Alvéole. Urban Beekeeping & Honey Company. Montreal.

























Amazing honey-infused chemical-free soaps!



Alvéole harvests honey from the hives of different neighbourhoods around Montreal (South West & Plateau are staples!) offering slightly different tastes and aromas. Visit their site’s online shop HERE!


Alvéole is a young and inspiring Montreal-based Company, founded and run by my friends Alex McLean, Declan Rankin Jardin, and Etienne Lapierre. These passionate and hardworking entrepreneurs are committed to supporting the plight of the bees, by educating people about the important practice of small-scale, sustainable beekeeping. Alvéole’s primary service is setting up home hives, either on the roof, the balcony or in the yard, providing people with the opportunity to produce their own natural honey, while supporting the local honeybee population. The team offers ongoing guidance to beehive owners, and pay regular visits to the hives, to ensure that the bees are in good health. Come Fall, the team extracts the organic honey from each hive, about 10kg worth, which can be enjoyed and shared with friends and family. This experience of caring for a hive allows people to connect with nature, and appreciate the amazing world of honeybees!
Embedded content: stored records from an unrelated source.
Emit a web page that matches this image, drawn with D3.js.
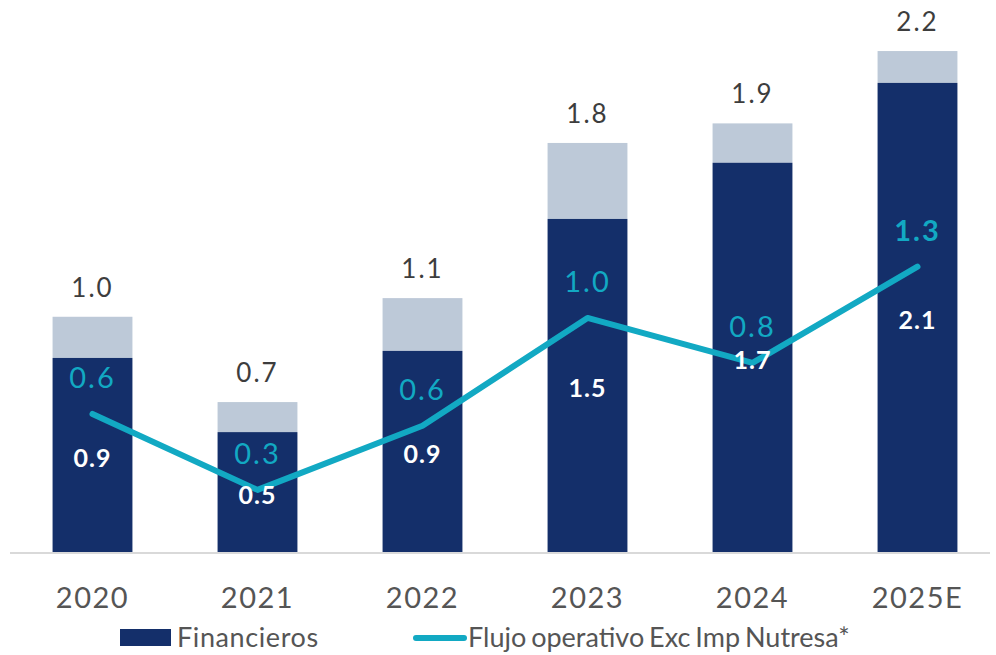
<!DOCTYPE html>
<html>
<head>
<meta charset="utf-8">
<script src="https://cdn.jsdelivr.net/npm/d3@7"></script>
<style>
  html, body { margin: 0; padding: 0; background: #ffffff; }
  svg { display: block; font-family: Lato, "Noto Sans", sans-serif; }
</style>
</head>
<body>
<svg id="chart" width="996" height="655"></svg>
<script>
// Years on the x axis
const categories = ["2020", "2021", "2022", "2023", "2024", "2025E"];
// Financieros (dark segment), in the same units as the totals
const financieros = [0.853, 0.527, 0.884, 1.464, 1.711, 2.062];
// Stacked bar totals (value shown above each bar)
const totals = [1.034, 0.659, 1.116, 1.798, 1.884, 2.202];
// Flujo operativo Exc Imp Nutresa*
const flujo = [0.607, 0.273, 0.555, 1.029, 0.831, 1.254];

const legendLabels = ["Financieros", "Flujo operativo Exc Imp Nutresa*"];

const colors = {
  navy: "#142f6a",
  light: "#bdc9d8",
  teal: "#12a9c3",
  total: "#3d3d3d",
  axis: "#555555",
  baseline: "#d9d9d9"
};

const fmt = d3.format(".1f");
const isEstimate = c => c.endsWith("E");
const svg = d3.select("#chart");

const x = d3.scaleBand()
  .domain(categories)
  .range([10, 1000])
  .paddingInner(0.516)
  .paddingOuter(0.258);

const baseY = 552;
const y = d3.scaleLinear().domain([0, 1]).range([baseY, baseY - 227.5]);

const rows = categories.map((c, i) => ({
  cat: c, fin: financieros[i], total: totals[i], flujo: flujo[i]
}));

const cx = d => x(d.cat) + x.bandwidth() / 2;

// upper (light) segment: from financieros to the total
svg.append("g").selectAll("rect")
  .data(rows).join("rect")
  .attr("x", d => x(d.cat))
  .attr("width", x.bandwidth())
  .attr("y", d => y(d.total))
  .attr("height", d => y(d.fin) - y(d.total))
  .attr("fill", colors.light);

// Financieros segment
svg.append("g").selectAll("rect")
  .data(rows).join("rect")
  .attr("x", d => x(d.cat))
  .attr("width", x.bandwidth())
  .attr("y", d => y(d.fin))
  .attr("height", d => y(0) - y(d.fin))
  .attr("fill", colors.navy);

// baseline
svg.append("line")
  .attr("x1", 10).attr("x2", 990)
  .attr("y1", baseY + 1).attr("y2", baseY + 1)
  .attr("stroke", colors.baseline)
  .attr("stroke-width", 2);

// x axis labels
const xAxis = d3.axisBottom(x).tickSize(0).tickPadding(0);
const gx = svg.append("g")
  .attr("transform", `translate(0, ${baseY})`)
  .call(xAxis);
gx.select(".domain").remove();
gx.selectAll("text")
  .attr("y", 56)
  .attr("dy", 0)
  .attr("fill", colors.axis)
  .style("font-family", "Lato, sans-serif")
  .style("font-size", "29px")
  .style("letter-spacing", "1.5px");

// total labels
svg.append("g").selectAll("text")
  .data(rows).join("text")
  .attr("x", cx)
  .attr("y", d => y(d.total) - 20)
  .attr("text-anchor", "middle")
  .attr("fill", colors.total)
  .style("font-size", "26px")
  .style("letter-spacing", "2px")
  .text(d => fmt(d.total));

// line
const line = d3.line().x(cx).y(d => y(d.flujo));
svg.append("path")
  .datum(rows)
  .attr("d", line)
  .attr("fill", "none")
  .attr("stroke", colors.teal)
  .attr("stroke-width", 6)
  .attr("stroke-linecap", "round")
  .attr("stroke-linejoin", "round");

// Financieros labels, centred in the dark segment
svg.append("g").selectAll("text")
  .data(rows).join("text")
  .attr("x", cx)
  .attr("y", d => (y(d.fin) + y(0)) / 2 + 12)
  .attr("text-anchor", "middle")
  .attr("fill", "#ffffff")
  .style("font-size", "25px")
  .style("font-weight", "700")
  .style("letter-spacing", "1px")
  .text(d => fmt(d.fin));

// line labels
svg.append("g").selectAll("text")
  .data(rows).join("text")
  .attr("x", cx)
  .attr("y", d => y(d.flujo) - 26)
  .attr("text-anchor", "middle")
  .attr("fill", colors.teal)
  .style("font-size", "29px")
  .style("font-weight", d => isEstimate(d.cat) ? "700" : "400")
  .style("letter-spacing", "2px")
  .text(d => fmt(d.flujo));

// legend
const lg = svg.append("g")
  .style("font-size", "27px")
  .style("word-spacing", "-2px");
lg.append("rect")
  .attr("x", 120).attr("y", 629)
  .attr("width", 51).attr("height", 17)
  .attr("fill", colors.navy);
lg.append("text")
  .attr("x", 177).attr("y", 647)
  .attr("fill", colors.axis)
  .style("letter-spacing", "0.6px")
  .text(legendLabels[0]);
lg.append("line")
  .attr("x1", 416).attr("x2", 464)
  .attr("y1", 638).attr("y2", 638)
  .attr("stroke", colors.teal)
  .attr("stroke-width", 6)
  .attr("stroke-linecap", "round");
lg.append("text")
  .attr("x", 468).attr("y", 647)
  .attr("fill", colors.axis)
  .text(legendLabels[1]);
</script>
</body>
</html>
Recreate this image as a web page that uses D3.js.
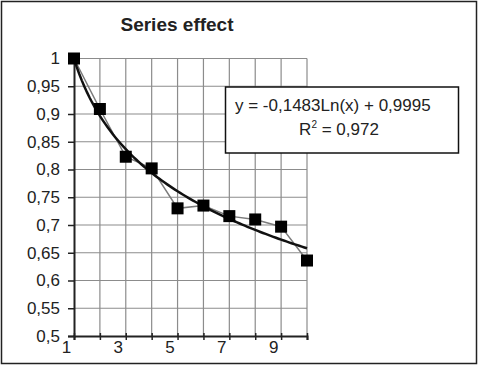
<!DOCTYPE html>
<html><head><meta charset="utf-8">
<script src="https://cdn.jsdelivr.net/npm/d3@7"></script>
<style>
html,body{margin:0;padding:0;background:#fff;}
text{font-family:"Liberation Sans",Arial,sans-serif;fill:#222;}
</style></head>
<body>
<svg id="chart" width="480" height="366"></svg>
<script>
const title = "Series effect";
const xValues = [1, 2, 3, 4, 5, 6, 7, 8, 9, 10];
const yValues = [1.0, 0.909, 0.823, 0.802, 0.730, 0.735, 0.716, 0.710, 0.697, 0.636];
const xTickLabels = [1, 3, 5, 7, 9];
const yTickLabels = [0.5, 0.55, 0.6, 0.65, 0.7, 0.75, 0.8, 0.85, 0.9, 0.95, 1];
const trendSlope = -0.1483;
const trendIntercept = 0.9995;
const equationText = "y = -0,1483Ln(x) + 0,9995";
const r2Text = "0,972";

const svg = d3.select("#chart");
const x = d3.scaleLinear().domain([1, 10]).range([74, 307]);
const y = d3.scaleLinear().domain([0.5, 1]).range([336, 58.5]);
const fmt = v => String(+v.toFixed(2)).replace(".", ",");

// outer frame
svg.append("rect").attr("x", 1.5).attr("y", 1.5).attr("width", 475).attr("height", 362)
  .attr("fill", "#fff").attr("stroke", "#222").attr("stroke-width", 1.5);

// title
svg.append("text").attr("x", 177).attr("y", 31).attr("text-anchor", "middle")
  .attr("font-size", 19).attr("font-weight", "bold").text(title);

// grid
const g = svg.append("g");
g.selectAll("line.hg").data(yTickLabels.filter(v => v > 0.5)).join("line")
  .attr("x1", x(1)).attr("x2", x(10)).attr("y1", d => y(d)).attr("y2", d => y(d))
  .attr("stroke", "#8c8c8c").attr("stroke-width", 1.2);
g.selectAll("line.vg").data(xValues.filter(v => v > 1)).join("line")
  .attr("x1", d => x(d)).attr("x2", d => x(d)).attr("y1", y(1)).attr("y2", y(0.5))
  .attr("stroke", "#8c8c8c").attr("stroke-width", 1.2);

// axes
const yAxis = d3.axisLeft(y).tickValues(yTickLabels).tickFormat(fmt).tickSize(6).tickPadding(8);
const ya = svg.append("g").attr("transform", `translate(${x(1)},0)`).call(yAxis);
ya.select(".domain").attr("stroke", "#222").attr("stroke-width", 2);
ya.selectAll(".tick line").attr("stroke", "#222").attr("stroke-width", 1.5);
ya.selectAll(".tick text").attr("font-size", 17).attr("fill", "#222")
  .style("font-family", '"Liberation Sans",Arial,sans-serif');

const xAxis = d3.axisBottom(x).tickValues(xValues).tickSize(4).tickFormat(d => xTickLabels.includes(d) ? d : "");
const xa = svg.append("g").attr("transform", `translate(0,${y(0.5)})`).call(xAxis);
xa.select(".domain").attr("stroke", "#222").attr("stroke-width", 2);
xa.selectAll(".tick line").attr("stroke", "#222").attr("stroke-width", 1.5).attr("y1", -3).attr("y2", 4);
xa.selectAll(".tick text").attr("font-size", 17).attr("fill", "#222").attr("dx", -8).attr("dy", "0.58em")
  .style("font-family", '"Liberation Sans",Arial,sans-serif');

// data line
const pts = xValues.map((v, i) => [v, yValues[i]]);
svg.append("path").datum(pts)
  .attr("d", d3.line().x(d => x(d[0])).y(d => y(d[1])))
  .attr("fill", "none").attr("stroke", "#7a7a7a").attr("stroke-width", 1.5);

// trendline
const trendPts = d3.range(1, 10.001, 0.1).map(v => [v, trendSlope * Math.log(v) + trendIntercept]);
svg.append("path").datum(trendPts)
  .attr("d", d3.line().x(d => x(d[0])).y(d => y(d[1])))
  .attr("fill", "none").attr("stroke", "#111").attr("stroke-width", 2.5);

// markers
svg.selectAll("rect.m").data(pts).join("rect")
  .attr("x", d => x(d[0]) - 6).attr("y", d => y(d[1]) - 6)
  .attr("width", 12).attr("height", 12).attr("fill", "#000");

// equation box
svg.append("rect").attr("x", 225.5).attr("y", 87).attr("width", 233).attr("height", 66)
  .attr("fill", "#fff").attr("stroke", "#111").attr("stroke-width", 1.5);
svg.append("text").attr("x", 235).attr("y", 111).attr("font-size", 17).text(equationText);
const r2 = svg.append("text").attr("x", 339).attr("y", 135).attr("text-anchor", "middle").attr("font-size", 17);
r2.append("tspan").text("R");
r2.append("tspan").attr("font-size", 10).attr("dy", -7).text("2");
r2.append("tspan").attr("dy", 7).text(" = " + r2Text);
</script>
</body></html>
Alex of Alvéole generously agreed to let me shadow him for the day, to learn more about honey production and beekeeping. I was welcomed to the Alvéole HQ, where I had the opportunity to participate in a workshop on honey harvesting that they were giving to a group from Auccueil Bonneau. Then I accompanied Alex on a visit to a neighbourhood hive, where I had the chance to see the bees in action!

Tragically, the world’s bees are dying off at a disturbing rate, a phenomenon called Colony Collapse Disorder (CCD). This name was developed in 2006, when beekeepers in North America and Europe began observing the mass decline of bee population. While the scientific community has yet to agree upon a single cause for CCD, they have identified numerous potential factors including: Pathogens and parasites, pesticides, monoculture, loss of habitat and environmental stressors, intensive/industrial beekeeping practices, and bee malnutrition. A growing body of research has found that one of the most significant causes of CCD is Neonicotinoids aka neonics, a common agricultural pesticide. Bees absorb this chemical when pollinating pesticide sprayed plants, carrying it back with them to the hive. The toxic chemicals spread throughout the colony, killing off the bees at a rapid rate. Neonics attack the bee’s nerve receptors, making them disoriented and unable to navigate back to their hive. Neonics act similarly to nicotine, causing the bees to become addicted to the chemical, just as humans get hooked to nicotine-laden cigarettes.
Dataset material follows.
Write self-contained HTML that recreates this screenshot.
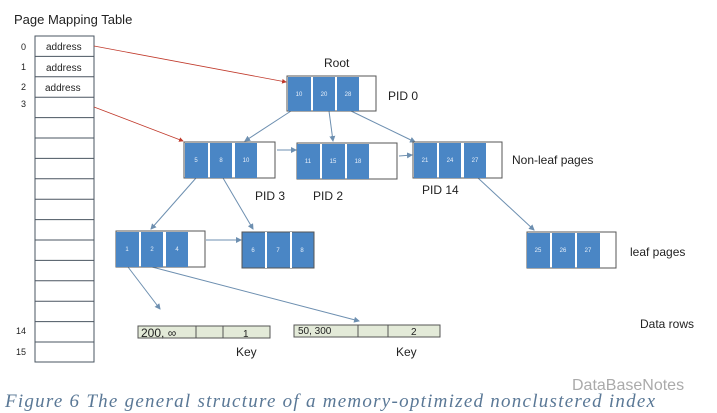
<!DOCTYPE html><html><head><style>body{margin:0;background:#fff}svg{display:block}</style></head><body>
<svg width="717" height="413" xmlns="http://www.w3.org/2000/svg" font-family="Liberation Sans, sans-serif">
<defs>
<marker id="b" markerWidth="6" markerHeight="6" refX="5" refY="3" orient="auto"><path d="M0,0L6,3L0,6z" fill="#6d8fb0"/></marker>
<marker id="r" markerWidth="6" markerHeight="6" refX="5" refY="3" orient="auto"><path d="M0,0L6,3L0,6z" fill="#c0392b"/></marker>
</defs>
<text x="14" y="24" font-size="13" fill="#222">Page Mapping Table</text>
<g stroke="#4a5560" stroke-width="1" fill="#fff">
<rect x="35" y="36" width="59" height="326"/>
<line x1="35" y1="56.4" x2="94" y2="56.4"/><line x1="35" y1="76.8" x2="94" y2="76.8"/><line x1="35" y1="97.2" x2="94" y2="97.2"/><line x1="35" y1="117.6" x2="94" y2="117.6"/><line x1="35" y1="138" x2="94" y2="138"/><line x1="35" y1="158.4" x2="94" y2="158.4"/><line x1="35" y1="178.8" x2="94" y2="178.8"/><line x1="35" y1="199.2" x2="94" y2="199.2"/><line x1="35" y1="219.6" x2="94" y2="219.6"/><line x1="35" y1="240" x2="94" y2="240"/><line x1="35" y1="260.4" x2="94" y2="260.4"/><line x1="35" y1="280.8" x2="94" y2="280.8"/><line x1="35" y1="301.2" x2="94" y2="301.2"/><line x1="35" y1="321.6" x2="94" y2="321.6"/><line x1="35" y1="342" x2="94" y2="342"/>
</g>
<g font-size="9" fill="#222"><text x="21" y="50">0</text><text x="21" y="70">1</text><text x="21" y="90">2</text><text x="21" y="107">3</text><text x="16" y="334">14</text><text x="16" y="355">15</text></g>
<g font-size="10" fill="#222"><text x="46" y="50">address</text><text x="46" y="71">address</text><text x="45" y="91">address</text></g>
<g stroke="#6d8fb0" stroke-width="1" fill="none" marker-end="url(#b)">
<line x1="291" y1="111" x2="245" y2="141"/><line x1="329" y1="111" x2="333" y2="141"/><line x1="351" y1="111" x2="415" y2="142"/>
<line x1="277" y1="150" x2="296" y2="150"/><line x1="399" y1="156" x2="412" y2="155"/>
<line x1="196" y1="178" x2="151" y2="229"/><line x1="223" y1="178" x2="253" y2="229"/><line x1="478" y1="178" x2="534" y2="230"/>
<line x1="206" y1="240" x2="241" y2="240"/>
<line x1="128" y1="267" x2="160" y2="309"/><line x1="152" y1="267" x2="359" y2="321"/>
</g>
<g stroke="#c0392b" stroke-width="0.8" marker-end="url(#r)"><line x1="94" y1="46" x2="286" y2="82"/><line x1="94" y1="107" x2="183" y2="141"/></g>
<g font-size="6" fill="#e8f0fa" text-anchor="middle">
<rect x="287" y="76" width="89" height="35" fill="#fff" stroke="#555"/>
<rect x="288" y="77" width="23" height="34" fill="#4a86c5"/><rect x="313" y="77" width="22" height="34" fill="#4a86c5"/><rect x="337" y="77" width="22" height="34" fill="#4a86c5"/>
<text x="299" y="96">10</text><text x="324" y="96">20</text><text x="348" y="96">28</text>
<rect x="184" y="142" width="91" height="36" fill="#fff" stroke="#555"/>
<rect x="185" y="143" width="23" height="35" fill="#4a86c5"/><rect x="210" y="143" width="22" height="35" fill="#4a86c5"/><rect x="235" y="143" width="22" height="35" fill="#4a86c5"/>
<text x="196" y="162">5</text><text x="221" y="162">8</text><text x="246" y="162">10</text>
<rect x="297" y="143" width="100" height="36" fill="#fff" stroke="#555"/>
<rect x="297" y="144" width="23" height="35" fill="#4a86c5"/><rect x="322" y="144" width="23" height="35" fill="#4a86c5"/><rect x="347" y="144" width="22" height="35" fill="#4a86c5"/>
<text x="308" y="163">11</text><text x="333" y="163">15</text><text x="358" y="163">18</text>
<rect x="413" y="142" width="89" height="36" fill="#fff" stroke="#555"/>
<rect x="414" y="143" width="23" height="35" fill="#4a86c5"/><rect x="439" y="143" width="22" height="35" fill="#4a86c5"/><rect x="464" y="143" width="22" height="35" fill="#4a86c5"/>
<text x="425" y="162">21</text><text x="450" y="162">24</text><text x="475" y="162">27</text>
<rect x="116" y="231" width="89" height="36" fill="#fff" stroke="#555"/>
<rect x="116" y="232" width="23" height="35" fill="#4a86c5"/><rect x="141" y="232" width="22" height="35" fill="#4a86c5"/><rect x="166" y="232" width="22" height="35" fill="#4a86c5"/>
<text x="127" y="251">1</text><text x="152" y="251">2</text><text x="177" y="251">4</text>
<rect x="242" y="232" width="72" height="36" fill="#4a86c5" stroke="#555"/>
<rect x="265" y="232" width="2" height="36" fill="#fff"/><rect x="290" y="232" width="2" height="36" fill="#fff"/>
<text x="253" y="252">6</text><text x="278" y="252">7</text><text x="302" y="252">8</text>
<rect x="527" y="232" width="89" height="36" fill="#fff" stroke="#555"/>
<rect x="527" y="233" width="23" height="35" fill="#4a86c5"/><rect x="552" y="233" width="23" height="35" fill="#4a86c5"/><rect x="577" y="233" width="23" height="35" fill="#4a86c5"/>
<text x="538" y="252">25</text><text x="563" y="252">26</text><text x="588" y="252">27</text>
</g>
<g font-size="12" fill="#222">
<text x="324" y="67">Root</text><text x="388" y="100">PID 0</text><text x="512" y="164">Non-leaf pages</text>
<text x="255" y="200">PID 3</text><text x="313" y="200">PID 2</text><text x="422" y="194">PID 14</text>
<text x="630" y="256">leaf pages</text><text x="640" y="328">Data rows</text>
<text x="236" y="356">Key</text><text x="396" y="356">Key</text></g>
<g stroke="#555" fill="#e3ead8">
<rect x="138" y="326" width="132" height="12"/><line x1="196" y1="326" x2="196" y2="338"/><line x1="223" y1="326" x2="223" y2="338"/>
<rect x="294" y="325" width="146" height="12"/><line x1="358" y1="325" x2="358" y2="337"/><line x1="388" y1="325" x2="388" y2="337"/>
</g>
<g fill="#222"><text x="141" y="337" font-size="12">200, ∞</text><text x="243" y="337" font-size="10">1</text>
<text x="298" y="334" font-size="10">50, 300</text><text x="411" y="335" font-size="10">2</text></g>
<text x="572" y="390" font-size="16" fill="#aaa">DataBaseNotes</text>
<text x="5" y="407" font-size="19" font-style="italic" font-family="Liberation Serif, serif" fill="#5a7896" textLength="650" lengthAdjust="spacing">Figure 6 The general structure of a memory-optimized nonclustered index</text>
</svg>
</body></html>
The European Food Safety Authority has found that neonics are not only lethal to bees, but also potentially harmful to human health – affecting the brain and nervous system. This has led to the recent banning of Neonics in the EU, however the US and Canada are still using this chemical pesticide. Neonics are not only sprayed on our food, but also on flowers that many of us buy and plant in our yards during the spring and summer months. While people are making the effort to plant bee-attracting flowers to support the honeybee population, if they are not buying non-sprayed flowers, they could actually be contributing to the problem. It is important to buy organic flowers and seeds from neonic-free nurseries and seed sources like Babylone Hydro-Organique in Montreal.

With rising concern over the global decline of bees, small-scale organic beekeepers like Alveole are especially important to our cities. The issue of ‘colony collapse’ poses a major threat to global food security, as honeybees are an integral part of the natural process of food production. In fact, bees are at the centre of the food chain – responsible for the pollination of at least one third of everything we consume including fruits, vegetables, nuts and seeds. There are a number of things we as individuals and consumers can do to stop contributing to this problem. Buying organic food helps ensure the food we buy has not been sprayed with neonics and other pesticides that harm bees and other living things. We can also support small, sustainable beekeepers like Alvéole, rather than buying honey from large-scale commercial companies who use bee-harming methods of production.